[Start Dataset extract]

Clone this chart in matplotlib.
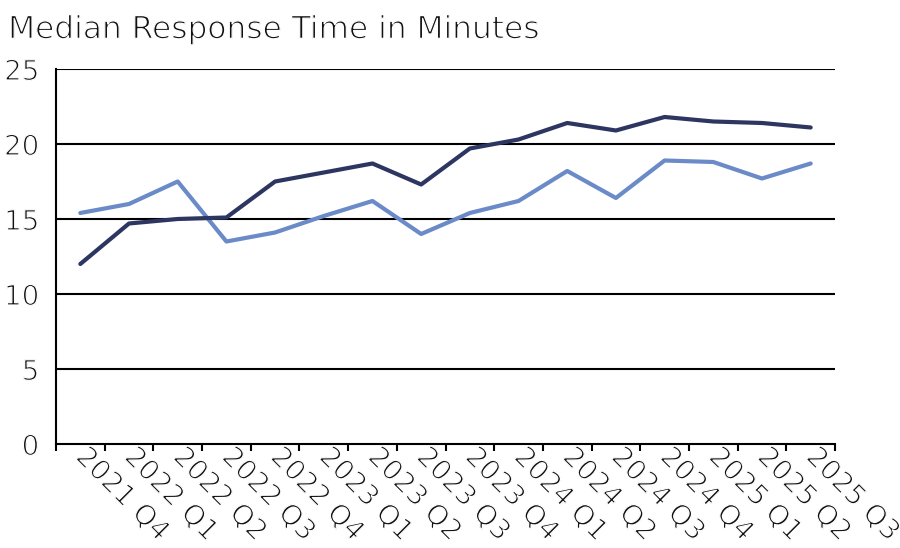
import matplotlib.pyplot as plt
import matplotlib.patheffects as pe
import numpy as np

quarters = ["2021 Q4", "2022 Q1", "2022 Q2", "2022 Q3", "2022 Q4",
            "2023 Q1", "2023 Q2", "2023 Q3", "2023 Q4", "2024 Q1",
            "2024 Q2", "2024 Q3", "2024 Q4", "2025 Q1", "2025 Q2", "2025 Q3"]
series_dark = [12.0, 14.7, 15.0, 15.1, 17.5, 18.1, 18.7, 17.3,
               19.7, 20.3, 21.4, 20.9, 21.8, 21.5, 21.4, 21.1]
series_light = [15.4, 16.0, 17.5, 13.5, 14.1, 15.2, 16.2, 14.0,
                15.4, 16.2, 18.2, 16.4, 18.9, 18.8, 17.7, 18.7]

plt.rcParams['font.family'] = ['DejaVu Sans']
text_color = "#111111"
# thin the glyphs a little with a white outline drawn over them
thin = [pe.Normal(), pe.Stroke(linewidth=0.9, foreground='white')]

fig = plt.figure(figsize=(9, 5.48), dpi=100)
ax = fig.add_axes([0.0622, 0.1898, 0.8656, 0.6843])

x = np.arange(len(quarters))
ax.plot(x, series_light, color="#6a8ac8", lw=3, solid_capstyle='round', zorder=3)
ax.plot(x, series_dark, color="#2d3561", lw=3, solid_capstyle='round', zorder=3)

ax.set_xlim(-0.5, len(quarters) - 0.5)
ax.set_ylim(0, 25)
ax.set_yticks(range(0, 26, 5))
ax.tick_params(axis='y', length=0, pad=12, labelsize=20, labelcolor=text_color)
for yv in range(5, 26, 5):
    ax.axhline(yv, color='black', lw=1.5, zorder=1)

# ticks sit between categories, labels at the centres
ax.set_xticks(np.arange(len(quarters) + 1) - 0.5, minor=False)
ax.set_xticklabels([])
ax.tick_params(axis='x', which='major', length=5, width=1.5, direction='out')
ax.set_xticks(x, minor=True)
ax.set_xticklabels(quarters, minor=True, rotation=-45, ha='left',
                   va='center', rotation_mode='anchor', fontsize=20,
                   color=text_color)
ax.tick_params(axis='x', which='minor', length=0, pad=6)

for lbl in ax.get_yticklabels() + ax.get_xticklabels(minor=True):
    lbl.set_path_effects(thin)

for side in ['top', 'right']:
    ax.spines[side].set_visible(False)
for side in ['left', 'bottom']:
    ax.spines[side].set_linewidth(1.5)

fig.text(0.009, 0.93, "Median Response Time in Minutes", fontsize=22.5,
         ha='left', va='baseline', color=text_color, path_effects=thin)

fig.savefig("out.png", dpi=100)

[End Dataset extract]

• _Required task_
Exactly as they appear, print the lines of the listing above from its first line through the line that contains "15.4, 16.2, 18.2, 16.4, 18.9, 18.8, 17.7, 18.7]", minus the pictures.

• _Exercise output_
Clone this chart in matplotlib.
import matplotlib.pyplot as plt
import matplotlib.patheffects as pe
import numpy as np

quarters = ["2021 Q4", "2022 Q1", "2022 Q2", "2022 Q3", "2022 Q4",
            "2023 Q1", "2023 Q2", "2023 Q3", "2023 Q4", "2024 Q1",
            "2024 Q2", "2024 Q3", "2024 Q4", "2025 Q1", "2025 Q2", "2025 Q3"]
series_dark = [12.0, 14.7, 15.0, 15.1, 17.5, 18.1, 18.7, 17.3,
               19.7, 20.3, 21.4, 20.9, 21.8, 21.5, 21.4, 21.1]
series_light = [15.4, 16.0, 17.5, 13.5, 14.1, 15.2, 16.2, 14.0,
                15.4, 16.2, 18.2, 16.4, 18.9, 18.8, 17.7, 18.7]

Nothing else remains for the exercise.